Now we can start to see why the timing might be worse if our data is copied to VRAM. That DMA transfer is going to have to happen after the last draw (so the VRAM buffer is available) and before the next fill (because we can't fill until the data has been safely copied). It is "sandwiched" and it makes our timing a lot tighter.
Consider the case where the DMA happens right after we finish filling the buffer. In this case, the DMA is going to block on the last draw not completing - we can't specify frame 2 until frame 1 draw is mostly done. That's bad.
What about the case where the DMA happens really late, right before the draw really happens. Filling buffer 2 is going to block taking a lock until the previous frame 1 DMA completes.

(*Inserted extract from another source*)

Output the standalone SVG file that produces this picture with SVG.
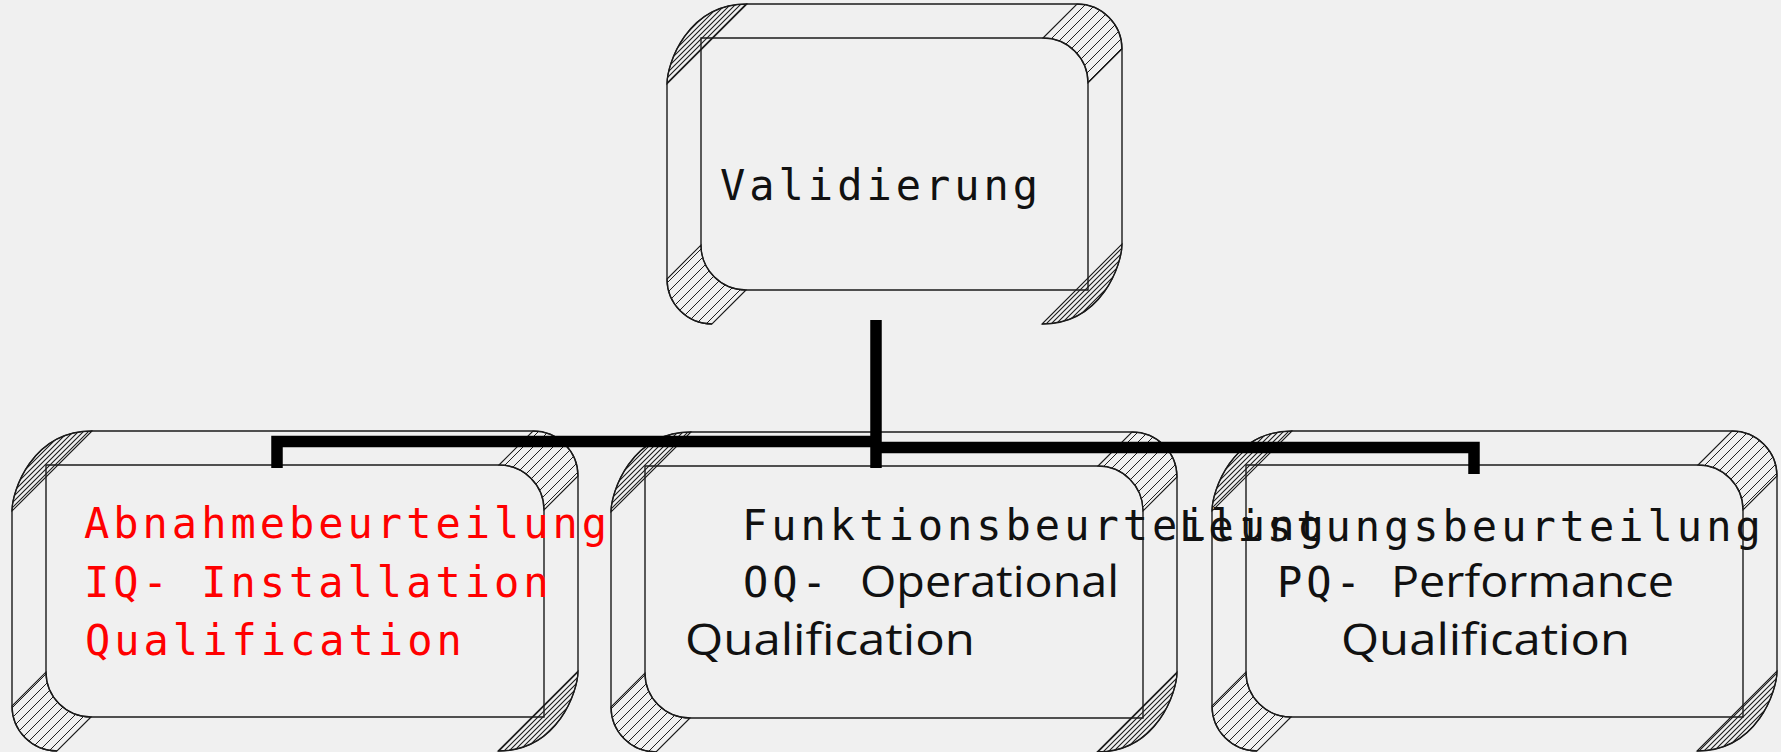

That's bad too!
I believe that there is a timing that isn't as bad as these cases though: if the OpenGL driver can schedule the DMA as early as possible once the card is done with the last draw, the DMA ends up with timing somewhere in between these two cases, moving around depending on the actual relationship between GPU and CPU speed.
At a minimum I'd summarize the problem like this: since the DMA requires both of our buffers (VRAM and system) to be available at the same time, the DMA has to be timed just right to keep from blocking the CPU. By comparison, a double-buffered AGP strategy simply requires locking the buffers.
To complete this very drawn out discussion: why would we even want to stream out of VRAM? As was correctly pointed out on the OpenGL list, this strategy requires an extra copy of the data - our app writes it, the DMA engine copies it, then the GPU reads it. (With AGP, the GPU reads what we write.) The most compelling case that I could think of, the one that got me thinking about this, is the case where the streaming ratio isn't 1:1. We specify our data per frame, but we make multiple rendering passes per frame. Thus we draw our VBO perhaps 2 or 3 times for each rewrite of the vertices, and we'd like to only use bus up once. A number of common algorithms (environment mapping, shadow mapping, early Z-fill) all run over the scene graph multiple times, often with the assumption that geometry is cheap (which mostly it is).
But this whole post has been pretty much entirely speculative. All we can do is clearly signal our intentions to the driver (are we a static, stream, or dynamic draw VBO) and orphan our buffers and hope the driver can find a way to keep giving us buffers rapidly without blocking, while getting our geometry up as fast as possible.
* We might want to assume this and then be careful about how we write our buffer-fill code so that it is efficient in uncached write-combined memory: we want to fill the buffer linearly in big writes and not read or muck around with it.